# start of Data provided

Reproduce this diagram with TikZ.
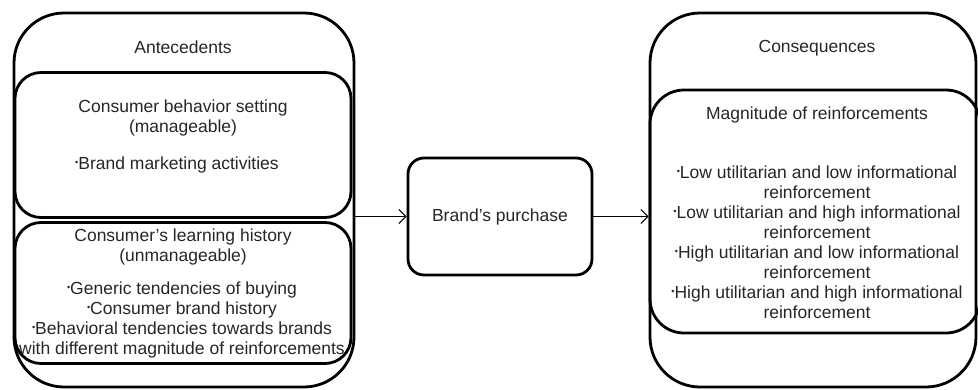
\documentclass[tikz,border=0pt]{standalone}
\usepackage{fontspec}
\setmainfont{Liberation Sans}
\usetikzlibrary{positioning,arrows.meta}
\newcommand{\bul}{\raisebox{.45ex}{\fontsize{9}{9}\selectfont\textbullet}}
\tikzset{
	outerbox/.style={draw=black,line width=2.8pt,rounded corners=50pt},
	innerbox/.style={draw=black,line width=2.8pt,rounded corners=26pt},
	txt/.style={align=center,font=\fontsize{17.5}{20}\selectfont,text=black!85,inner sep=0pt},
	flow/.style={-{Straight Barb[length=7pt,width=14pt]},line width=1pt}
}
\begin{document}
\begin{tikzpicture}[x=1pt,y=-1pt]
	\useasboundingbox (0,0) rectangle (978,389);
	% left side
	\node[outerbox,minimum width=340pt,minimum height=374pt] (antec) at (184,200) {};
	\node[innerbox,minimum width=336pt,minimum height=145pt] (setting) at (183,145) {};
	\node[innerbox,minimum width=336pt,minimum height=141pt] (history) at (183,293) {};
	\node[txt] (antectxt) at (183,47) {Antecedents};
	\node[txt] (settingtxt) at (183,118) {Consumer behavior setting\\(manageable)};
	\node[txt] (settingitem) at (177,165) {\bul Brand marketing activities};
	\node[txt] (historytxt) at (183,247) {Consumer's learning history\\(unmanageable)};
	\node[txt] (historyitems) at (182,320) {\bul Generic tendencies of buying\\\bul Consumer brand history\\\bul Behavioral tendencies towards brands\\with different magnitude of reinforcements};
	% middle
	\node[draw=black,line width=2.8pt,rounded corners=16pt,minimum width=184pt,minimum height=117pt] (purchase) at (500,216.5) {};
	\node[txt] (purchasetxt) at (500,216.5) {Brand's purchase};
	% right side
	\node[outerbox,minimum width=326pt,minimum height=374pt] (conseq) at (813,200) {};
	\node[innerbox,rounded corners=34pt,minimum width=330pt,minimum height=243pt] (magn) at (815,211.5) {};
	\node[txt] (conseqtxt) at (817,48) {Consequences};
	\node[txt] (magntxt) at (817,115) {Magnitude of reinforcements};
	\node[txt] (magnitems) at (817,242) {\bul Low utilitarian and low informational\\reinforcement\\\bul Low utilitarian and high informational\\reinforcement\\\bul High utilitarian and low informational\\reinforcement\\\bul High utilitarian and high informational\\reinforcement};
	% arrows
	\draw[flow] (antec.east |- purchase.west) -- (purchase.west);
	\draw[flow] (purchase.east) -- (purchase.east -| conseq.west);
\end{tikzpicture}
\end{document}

# end of Data provided

**Task details**. Give the data above again in full and unchanged, skipping the pictures.

**Exercise response**.
Reproduce this diagram with TikZ.
\documentclass[tikz,border=0pt]{standalone}
\usepackage{fontspec}
\setmainfont{Liberation Sans}
\usetikzlibrary{positioning,arrows.meta}
\newcommand{\bul}{\raisebox{.45ex}{\fontsize{9}{9}\selectfont\textbullet}}
\tikzset{
	outerbox/.style={draw=black,line width=2.8pt,rounded corners=50pt},
	innerbox/.style={draw=black,line width=2.8pt,rounded corners=26pt},
	txt/.style={align=center,font=\fontsize{17.5}{20}\selectfont,text=black!85,inner sep=0pt},
	flow/.style={-{Straight Barb[length=7pt,width=14pt]},line width=1pt}
}
\begin{document}
\begin{tikzpicture}[x=1pt,y=-1pt]
	\useasboundingbox (0,0) rectangle (978,389);
	% left side
	\node[outerbox,minimum width=340pt,minimum height=374pt] (antec) at (184,200) {};
	\node[innerbox,minimum width=336pt,minimum height=145pt] (setting) at (183,145) {};
	\node[innerbox,minimum width=336pt,minimum height=141pt] (history) at (183,293) {};
	\node[txt] (antectxt) at (183,47) {Antecedents};
	\node[txt] (settingtxt) at (183,118) {Consumer behavior setting\\(manageable)};
	\node[txt] (settingitem) at (177,165) {\bul Brand marketing activities};
	\node[txt] (historytxt) at (183,247) {Consumer's learning history\\(unmanageable)};
	\node[txt] (historyitems) at (182,320) {\bul Generic tendencies of buying\\\bul Consumer brand history\\\bul Behavioral tendencies towards brands\\with different magnitude of reinforcements};
	% middle
	\node[draw=black,line width=2.8pt,rounded corners=16pt,minimum width=184pt,minimum height=117pt] (purchase) at (500,216.5) {};
	\node[txt] (purchasetxt) at (500,216.5) {Brand's purchase};
	% right side
	\node[outerbox,minimum width=326pt,minimum height=374pt] (conseq) at (813,200) {};
	\node[innerbox,rounded corners=34pt,minimum width=330pt,minimum height=243pt] (magn) at (815,211.5) {};
	\node[txt] (conseqtxt) at (817,48) {Consequences};
	\node[txt] (magntxt) at (817,115) {Magnitude of reinforcements};
	\node[txt] (magnitems) at (817,242) {\bul Low utilitarian and low informational\\reinforcement\\\bul Low utilitarian and high informational\\reinforcement\\\bul High utilitarian and low informational\\reinforcement\\\bul High utilitarian and high informational\\reinforcement};
	% arrows
	\draw[flow] (antec.east |- purchase.west) -- (purchase.west);
	\draw[flow] (purchase.east) -- (purchase.east -| conseq.west);
\end{tikzpicture}
\end{document}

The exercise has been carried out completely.